O partido Jobbik também divulgou uma espécie de correção para os comentários feitos por Gyöngyösi, na qual a palavra “judeu” é substituída por “israelense”. De acordo com essa correção, Gyöngyösi só estava se referindo aos judeus com dupla cidadania – os que têm passaporte húngaro e israelense –, disse Gyöngyösi no comunicado do partido. Ele pediu perdão a seus compatriotas judeus pelo mal-entendido.

O líder do partido Fidesz no parlamento, Antal Rogán, também instituiu a cobrança de multas e de outras penalidades para futuros comentários semelhantes aos feitos por Gyöngyösi.

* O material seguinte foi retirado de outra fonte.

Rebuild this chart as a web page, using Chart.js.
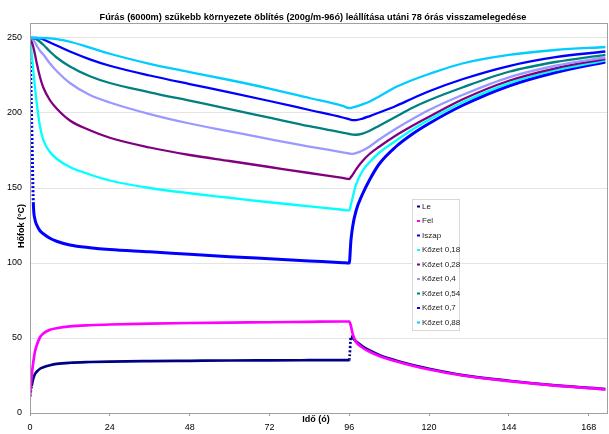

O partido Jobbik parece impassível. Atualmente, a agremiação está exigindo que seja realizada uma verificação para determinar se os políticos húngaros também possuem cidadania israelense. Além disso, os membros do Jobbik querem obter uma lista de lugares da Hungria onde o “capital de Israel” é investido e que descreva a dimensão desses investimentos.

Finalmente, o Jobbik está exigindo que um pacto firmado pela Hungria com a Alemanha e a Polônia seja tornado público. Gábor Vona, presidente do partido, está convencido da existência de um tratado secreto. Nesse acordo, segundo ele, os três países se comprometeram a fornecer um lar “para 500 mil judeus em caso de uma emergência”.

*Os roma (singular: rom) são mais conhecidos em português como ciganos. Eles formam um conjunto de populações nômades que têm, em comum, a origem indiana e uma língua (o romani), originária do noroeste do subcontinente indiano. Em português, em rom significa “homem”

**No hemisfério norte, a primavera vai de março a junho.

***Pogrom é um ataque violento e de grandes dimensões maciço a pessoas, com a destruição simultânea de seu ambiente de vida (casas, negócios, centros religiosos). Historicamente, o termo tem sido usado para denominar atos de violência em massa, espontânea ou premeditada, realizados contra judeus, protestantes, eslavos e outras minorias étnicas da Europa. Porém, a descrição também se aplica a outros casos envolvendo países e povos do mundo inteiro.

****No hemisfério norte, o verão vai de junho a setembro.

*****O conceito de “sangue e terra” (em alemão: Blut und Boden) refere-se a uma ideologia relacionada à etnia e baseada em dois fatores: ascendência (ou o sangue de um povo) e pátria (o solo, a terra pátria). Ele celebra a relação de um povo com a terra que ocupa e cultiva, e dá um alto valor às virtudes da vida rural.